Data lines
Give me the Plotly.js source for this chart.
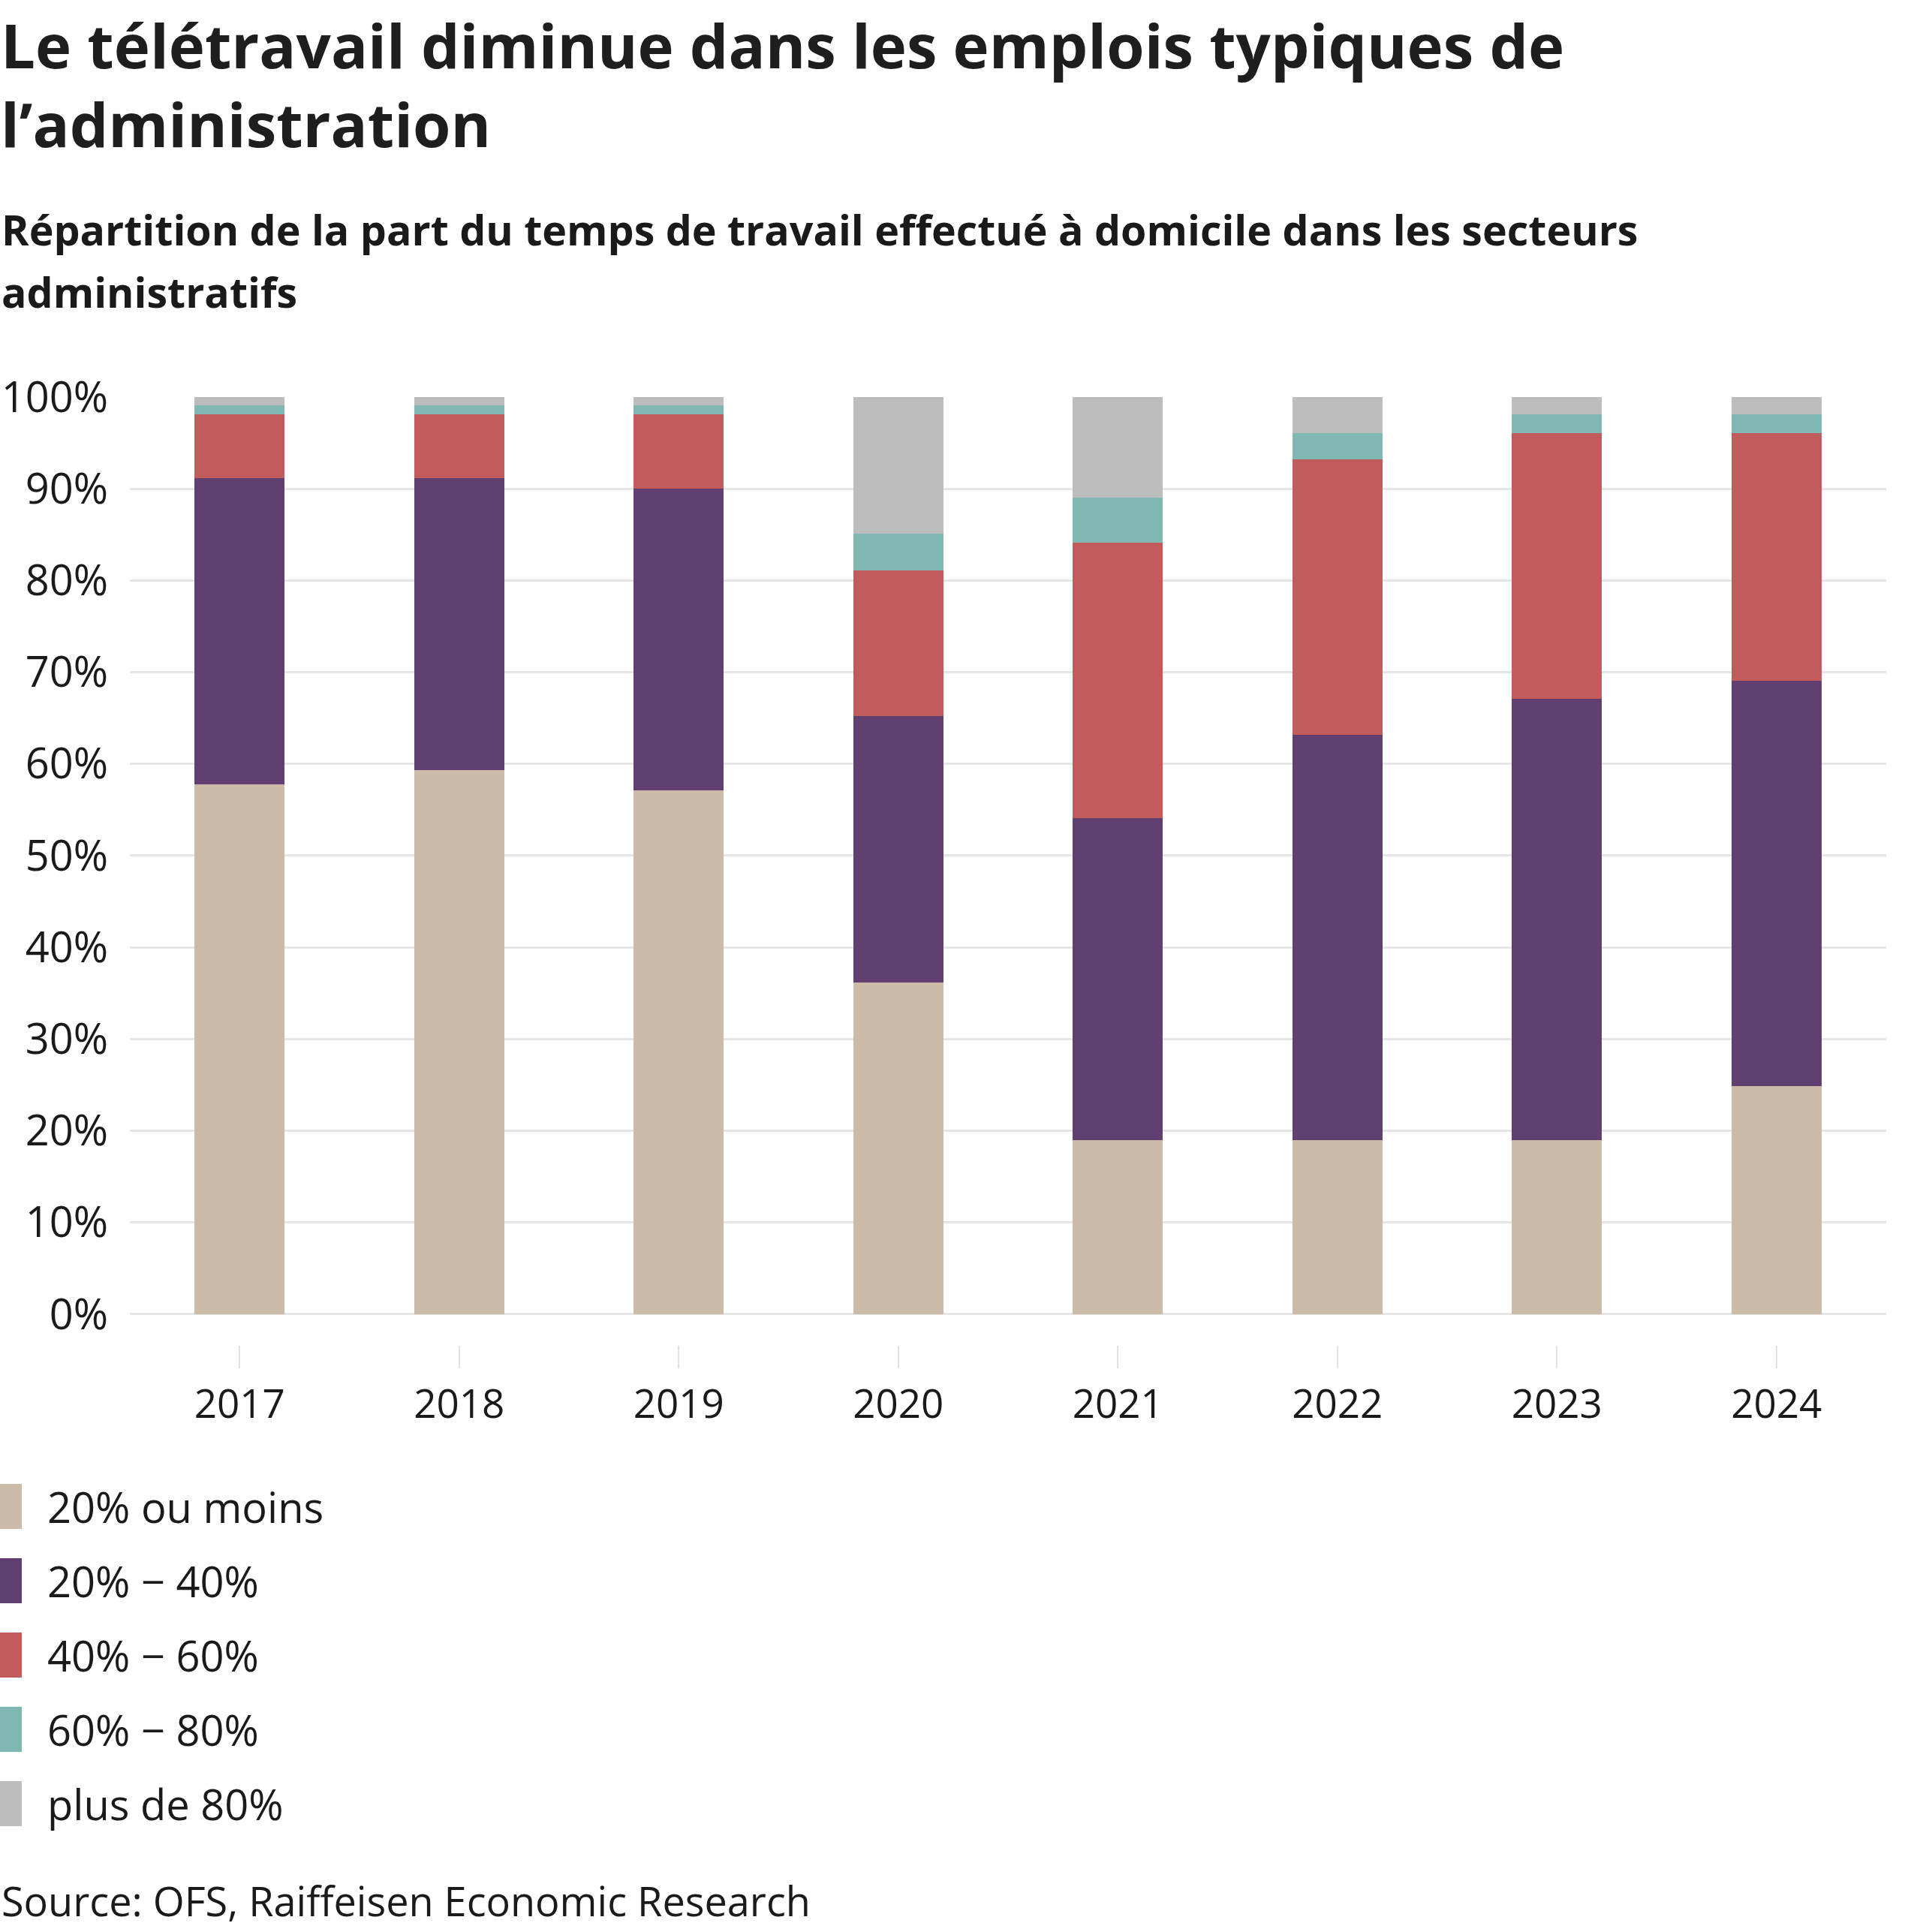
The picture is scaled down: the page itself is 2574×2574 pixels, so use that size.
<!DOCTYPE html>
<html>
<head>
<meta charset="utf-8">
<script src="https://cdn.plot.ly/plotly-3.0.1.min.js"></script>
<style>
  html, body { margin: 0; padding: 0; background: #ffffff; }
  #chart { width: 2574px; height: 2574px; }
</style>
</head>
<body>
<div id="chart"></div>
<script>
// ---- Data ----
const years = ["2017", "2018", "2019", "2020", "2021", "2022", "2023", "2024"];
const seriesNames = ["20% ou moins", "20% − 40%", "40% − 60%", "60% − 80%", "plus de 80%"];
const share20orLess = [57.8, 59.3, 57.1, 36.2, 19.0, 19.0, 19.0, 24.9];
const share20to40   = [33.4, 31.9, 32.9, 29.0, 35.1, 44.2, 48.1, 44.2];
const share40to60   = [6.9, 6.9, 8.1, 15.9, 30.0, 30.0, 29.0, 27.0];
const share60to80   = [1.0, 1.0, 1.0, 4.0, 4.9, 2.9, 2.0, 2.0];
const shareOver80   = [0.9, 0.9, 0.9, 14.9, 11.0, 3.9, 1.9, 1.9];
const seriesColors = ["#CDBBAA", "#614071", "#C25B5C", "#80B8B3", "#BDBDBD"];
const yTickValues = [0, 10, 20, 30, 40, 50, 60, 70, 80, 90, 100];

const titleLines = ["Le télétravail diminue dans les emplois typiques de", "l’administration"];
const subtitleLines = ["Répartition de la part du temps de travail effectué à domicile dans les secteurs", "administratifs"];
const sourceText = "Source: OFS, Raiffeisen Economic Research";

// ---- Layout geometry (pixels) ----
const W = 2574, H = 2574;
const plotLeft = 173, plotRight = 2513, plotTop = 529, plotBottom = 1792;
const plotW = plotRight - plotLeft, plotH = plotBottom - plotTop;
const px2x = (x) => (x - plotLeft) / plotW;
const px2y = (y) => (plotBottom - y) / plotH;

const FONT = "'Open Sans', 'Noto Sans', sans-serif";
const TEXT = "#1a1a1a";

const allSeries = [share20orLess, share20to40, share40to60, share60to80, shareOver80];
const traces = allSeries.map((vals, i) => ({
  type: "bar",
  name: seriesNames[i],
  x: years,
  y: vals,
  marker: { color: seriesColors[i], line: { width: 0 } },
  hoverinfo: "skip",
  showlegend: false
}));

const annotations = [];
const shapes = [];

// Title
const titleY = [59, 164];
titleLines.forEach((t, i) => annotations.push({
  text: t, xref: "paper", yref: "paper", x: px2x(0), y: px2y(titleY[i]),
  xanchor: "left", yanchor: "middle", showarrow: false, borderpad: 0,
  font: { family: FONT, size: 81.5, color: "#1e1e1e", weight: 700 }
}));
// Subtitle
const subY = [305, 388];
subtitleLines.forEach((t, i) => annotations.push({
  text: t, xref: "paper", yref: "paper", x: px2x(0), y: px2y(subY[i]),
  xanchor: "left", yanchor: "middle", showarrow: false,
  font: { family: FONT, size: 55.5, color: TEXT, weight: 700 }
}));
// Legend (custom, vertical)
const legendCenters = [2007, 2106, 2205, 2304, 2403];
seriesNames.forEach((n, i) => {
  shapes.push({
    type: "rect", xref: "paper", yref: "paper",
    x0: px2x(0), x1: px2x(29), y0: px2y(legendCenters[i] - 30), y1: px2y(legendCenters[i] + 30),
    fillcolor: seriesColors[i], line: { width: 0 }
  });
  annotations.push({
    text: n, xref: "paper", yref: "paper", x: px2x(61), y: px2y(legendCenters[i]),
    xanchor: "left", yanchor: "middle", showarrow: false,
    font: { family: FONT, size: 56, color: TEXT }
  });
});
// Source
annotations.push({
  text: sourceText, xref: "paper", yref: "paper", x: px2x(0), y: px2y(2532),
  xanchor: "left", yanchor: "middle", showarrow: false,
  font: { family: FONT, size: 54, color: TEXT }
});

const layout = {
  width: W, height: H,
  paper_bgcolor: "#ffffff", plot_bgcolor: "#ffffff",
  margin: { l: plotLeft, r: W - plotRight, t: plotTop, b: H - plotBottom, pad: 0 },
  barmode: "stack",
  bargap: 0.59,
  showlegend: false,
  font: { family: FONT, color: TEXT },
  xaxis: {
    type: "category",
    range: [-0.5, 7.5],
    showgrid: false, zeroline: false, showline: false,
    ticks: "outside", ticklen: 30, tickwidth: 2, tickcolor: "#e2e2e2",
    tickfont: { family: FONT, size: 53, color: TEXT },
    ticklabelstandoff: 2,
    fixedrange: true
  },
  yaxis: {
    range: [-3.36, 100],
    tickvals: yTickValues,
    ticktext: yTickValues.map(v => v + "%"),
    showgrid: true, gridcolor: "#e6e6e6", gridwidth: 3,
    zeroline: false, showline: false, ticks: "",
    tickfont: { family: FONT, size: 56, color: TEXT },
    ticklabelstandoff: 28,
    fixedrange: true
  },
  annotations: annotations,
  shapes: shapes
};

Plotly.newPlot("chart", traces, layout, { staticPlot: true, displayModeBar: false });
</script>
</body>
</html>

What the task asks
State the count of lines above containing the string "chart", and add nothing to it.

Finished answer
4